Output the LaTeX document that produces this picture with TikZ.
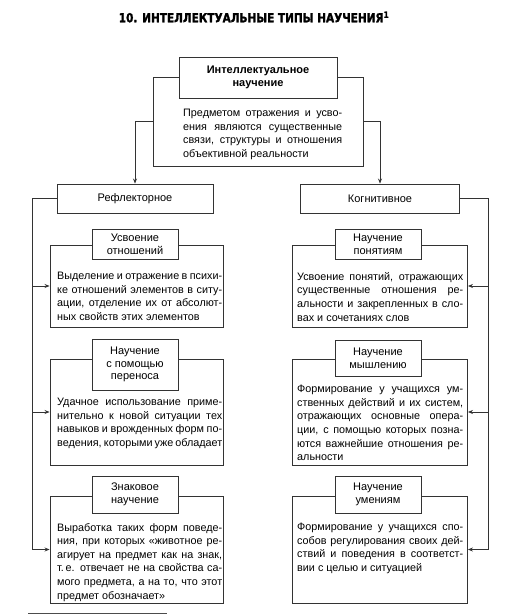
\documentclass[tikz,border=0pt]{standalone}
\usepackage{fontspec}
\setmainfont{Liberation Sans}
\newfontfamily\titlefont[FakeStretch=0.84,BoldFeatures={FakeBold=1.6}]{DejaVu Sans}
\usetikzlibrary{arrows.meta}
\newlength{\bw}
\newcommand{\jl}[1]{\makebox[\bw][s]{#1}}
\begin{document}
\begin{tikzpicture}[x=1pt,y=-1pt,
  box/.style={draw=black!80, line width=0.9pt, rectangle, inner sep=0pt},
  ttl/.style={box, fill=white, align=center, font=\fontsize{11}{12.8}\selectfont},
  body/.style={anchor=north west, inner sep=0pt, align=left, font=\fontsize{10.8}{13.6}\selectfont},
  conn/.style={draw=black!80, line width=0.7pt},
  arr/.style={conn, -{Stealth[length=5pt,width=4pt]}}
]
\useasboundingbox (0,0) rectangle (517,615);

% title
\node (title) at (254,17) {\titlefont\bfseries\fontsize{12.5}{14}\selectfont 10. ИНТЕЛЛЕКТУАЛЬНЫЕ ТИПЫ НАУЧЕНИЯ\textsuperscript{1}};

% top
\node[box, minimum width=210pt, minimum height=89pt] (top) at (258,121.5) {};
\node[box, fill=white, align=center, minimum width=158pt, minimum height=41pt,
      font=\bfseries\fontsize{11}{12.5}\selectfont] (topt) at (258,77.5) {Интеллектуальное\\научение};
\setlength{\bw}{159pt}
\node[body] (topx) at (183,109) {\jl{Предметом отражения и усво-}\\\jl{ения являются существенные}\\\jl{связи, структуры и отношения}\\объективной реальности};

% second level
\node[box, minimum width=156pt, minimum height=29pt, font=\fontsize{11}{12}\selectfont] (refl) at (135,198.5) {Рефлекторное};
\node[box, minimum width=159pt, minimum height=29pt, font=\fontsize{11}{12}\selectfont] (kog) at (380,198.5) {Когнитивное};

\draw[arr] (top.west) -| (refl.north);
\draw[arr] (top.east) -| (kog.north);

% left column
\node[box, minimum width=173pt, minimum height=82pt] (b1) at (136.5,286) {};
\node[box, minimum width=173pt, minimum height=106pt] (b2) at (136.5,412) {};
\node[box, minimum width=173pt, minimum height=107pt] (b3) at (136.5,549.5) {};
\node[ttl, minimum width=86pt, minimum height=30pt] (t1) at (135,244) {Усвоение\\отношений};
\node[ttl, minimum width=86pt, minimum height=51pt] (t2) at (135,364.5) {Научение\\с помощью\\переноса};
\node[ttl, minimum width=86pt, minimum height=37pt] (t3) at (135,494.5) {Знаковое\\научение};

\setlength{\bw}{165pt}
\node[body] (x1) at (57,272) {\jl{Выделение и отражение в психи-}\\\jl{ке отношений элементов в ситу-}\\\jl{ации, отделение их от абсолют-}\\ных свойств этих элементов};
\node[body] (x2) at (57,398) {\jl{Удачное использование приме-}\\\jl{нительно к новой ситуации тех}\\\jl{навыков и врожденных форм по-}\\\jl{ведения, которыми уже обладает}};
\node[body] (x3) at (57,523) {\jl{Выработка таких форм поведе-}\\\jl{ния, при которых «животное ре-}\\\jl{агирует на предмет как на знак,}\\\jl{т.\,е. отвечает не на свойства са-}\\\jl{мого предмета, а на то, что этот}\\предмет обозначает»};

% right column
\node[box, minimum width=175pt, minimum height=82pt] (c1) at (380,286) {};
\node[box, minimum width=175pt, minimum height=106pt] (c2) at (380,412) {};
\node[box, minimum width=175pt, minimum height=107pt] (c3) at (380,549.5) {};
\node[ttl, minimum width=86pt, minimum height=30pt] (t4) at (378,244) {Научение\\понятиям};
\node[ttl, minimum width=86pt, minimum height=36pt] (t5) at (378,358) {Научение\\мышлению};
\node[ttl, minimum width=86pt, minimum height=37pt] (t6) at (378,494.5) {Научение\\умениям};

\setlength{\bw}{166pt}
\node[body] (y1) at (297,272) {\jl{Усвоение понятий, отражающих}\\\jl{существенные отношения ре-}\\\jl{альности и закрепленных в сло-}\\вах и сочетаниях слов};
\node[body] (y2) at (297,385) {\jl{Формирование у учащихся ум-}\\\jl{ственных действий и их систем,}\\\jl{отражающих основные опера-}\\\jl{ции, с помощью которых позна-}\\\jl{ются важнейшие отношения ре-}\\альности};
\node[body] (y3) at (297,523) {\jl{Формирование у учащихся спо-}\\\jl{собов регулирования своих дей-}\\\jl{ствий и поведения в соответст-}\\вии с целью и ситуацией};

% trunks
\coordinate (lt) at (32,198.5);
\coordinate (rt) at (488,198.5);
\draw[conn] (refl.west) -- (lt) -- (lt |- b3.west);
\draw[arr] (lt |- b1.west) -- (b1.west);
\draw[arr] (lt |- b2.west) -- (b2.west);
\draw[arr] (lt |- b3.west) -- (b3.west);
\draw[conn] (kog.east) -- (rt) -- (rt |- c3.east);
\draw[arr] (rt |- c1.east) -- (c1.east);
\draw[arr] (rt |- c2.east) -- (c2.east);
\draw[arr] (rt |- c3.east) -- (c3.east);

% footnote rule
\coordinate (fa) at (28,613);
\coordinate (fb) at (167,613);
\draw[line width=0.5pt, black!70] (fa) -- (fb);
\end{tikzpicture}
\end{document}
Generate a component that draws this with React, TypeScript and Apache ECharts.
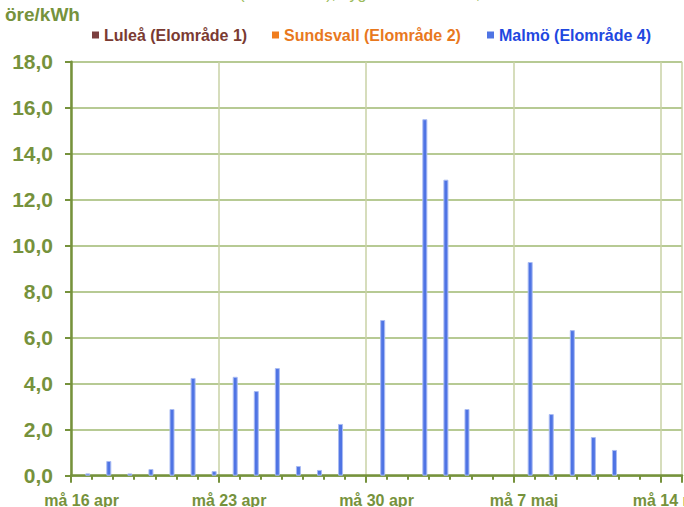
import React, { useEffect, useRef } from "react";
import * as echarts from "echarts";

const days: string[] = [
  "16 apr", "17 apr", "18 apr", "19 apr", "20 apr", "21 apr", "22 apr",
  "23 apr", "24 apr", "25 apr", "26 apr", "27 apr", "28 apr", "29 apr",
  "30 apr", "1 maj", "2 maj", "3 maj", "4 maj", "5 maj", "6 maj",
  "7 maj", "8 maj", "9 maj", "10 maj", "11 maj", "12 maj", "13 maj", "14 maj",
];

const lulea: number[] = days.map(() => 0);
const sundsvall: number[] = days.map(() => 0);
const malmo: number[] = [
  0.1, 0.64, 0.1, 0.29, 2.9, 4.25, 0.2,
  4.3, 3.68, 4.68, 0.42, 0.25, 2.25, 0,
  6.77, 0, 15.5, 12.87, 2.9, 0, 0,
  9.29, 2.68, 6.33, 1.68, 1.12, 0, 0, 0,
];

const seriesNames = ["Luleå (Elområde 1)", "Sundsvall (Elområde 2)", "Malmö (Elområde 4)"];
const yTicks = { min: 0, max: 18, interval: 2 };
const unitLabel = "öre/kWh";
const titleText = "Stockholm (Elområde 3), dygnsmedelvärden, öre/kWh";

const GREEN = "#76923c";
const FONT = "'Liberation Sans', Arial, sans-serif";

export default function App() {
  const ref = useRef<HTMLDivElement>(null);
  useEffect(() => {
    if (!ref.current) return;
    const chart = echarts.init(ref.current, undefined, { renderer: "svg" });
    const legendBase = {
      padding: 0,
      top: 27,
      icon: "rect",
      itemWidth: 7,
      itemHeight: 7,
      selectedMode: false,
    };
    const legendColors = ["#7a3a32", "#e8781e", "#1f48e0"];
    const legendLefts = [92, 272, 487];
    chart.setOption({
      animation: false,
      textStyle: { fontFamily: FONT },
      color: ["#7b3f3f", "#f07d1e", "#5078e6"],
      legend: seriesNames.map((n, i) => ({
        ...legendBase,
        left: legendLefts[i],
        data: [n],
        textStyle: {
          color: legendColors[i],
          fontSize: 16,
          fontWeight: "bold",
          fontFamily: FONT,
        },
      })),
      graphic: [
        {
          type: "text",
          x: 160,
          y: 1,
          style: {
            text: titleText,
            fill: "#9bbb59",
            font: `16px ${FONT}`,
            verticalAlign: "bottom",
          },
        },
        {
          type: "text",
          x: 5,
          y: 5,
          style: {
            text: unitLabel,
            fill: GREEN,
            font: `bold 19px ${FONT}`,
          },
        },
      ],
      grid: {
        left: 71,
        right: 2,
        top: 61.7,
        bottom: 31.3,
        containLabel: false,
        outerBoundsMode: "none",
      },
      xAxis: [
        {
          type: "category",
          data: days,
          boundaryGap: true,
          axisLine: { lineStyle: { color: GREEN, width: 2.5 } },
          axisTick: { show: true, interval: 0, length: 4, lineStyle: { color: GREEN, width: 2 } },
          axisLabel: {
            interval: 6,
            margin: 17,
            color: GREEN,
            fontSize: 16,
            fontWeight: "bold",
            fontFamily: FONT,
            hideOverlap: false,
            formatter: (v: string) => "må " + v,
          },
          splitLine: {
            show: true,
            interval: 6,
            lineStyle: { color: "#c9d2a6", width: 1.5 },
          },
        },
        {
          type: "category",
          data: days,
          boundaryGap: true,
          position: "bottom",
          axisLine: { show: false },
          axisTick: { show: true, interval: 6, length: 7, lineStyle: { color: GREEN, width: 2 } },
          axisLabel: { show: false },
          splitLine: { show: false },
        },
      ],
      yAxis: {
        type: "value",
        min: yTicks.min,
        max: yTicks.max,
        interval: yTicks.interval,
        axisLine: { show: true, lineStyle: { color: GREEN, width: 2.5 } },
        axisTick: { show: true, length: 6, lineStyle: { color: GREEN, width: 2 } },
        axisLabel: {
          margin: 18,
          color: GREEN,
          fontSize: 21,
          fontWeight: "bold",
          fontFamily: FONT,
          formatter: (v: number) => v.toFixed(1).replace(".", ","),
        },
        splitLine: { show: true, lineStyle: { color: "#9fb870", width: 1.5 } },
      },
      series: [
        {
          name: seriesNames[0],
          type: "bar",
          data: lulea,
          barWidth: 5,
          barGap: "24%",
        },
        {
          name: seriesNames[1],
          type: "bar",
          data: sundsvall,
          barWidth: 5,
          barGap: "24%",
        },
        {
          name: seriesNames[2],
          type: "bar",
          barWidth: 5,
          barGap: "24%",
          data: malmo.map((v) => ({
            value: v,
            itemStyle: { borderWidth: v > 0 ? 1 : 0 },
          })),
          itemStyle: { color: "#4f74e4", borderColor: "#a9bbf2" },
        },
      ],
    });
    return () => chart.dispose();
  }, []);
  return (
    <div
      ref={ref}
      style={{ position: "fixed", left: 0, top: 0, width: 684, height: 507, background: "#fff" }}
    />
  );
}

# Required task:
Your answer should be one number: how many lines of the listing include the word "this".

# The result:
2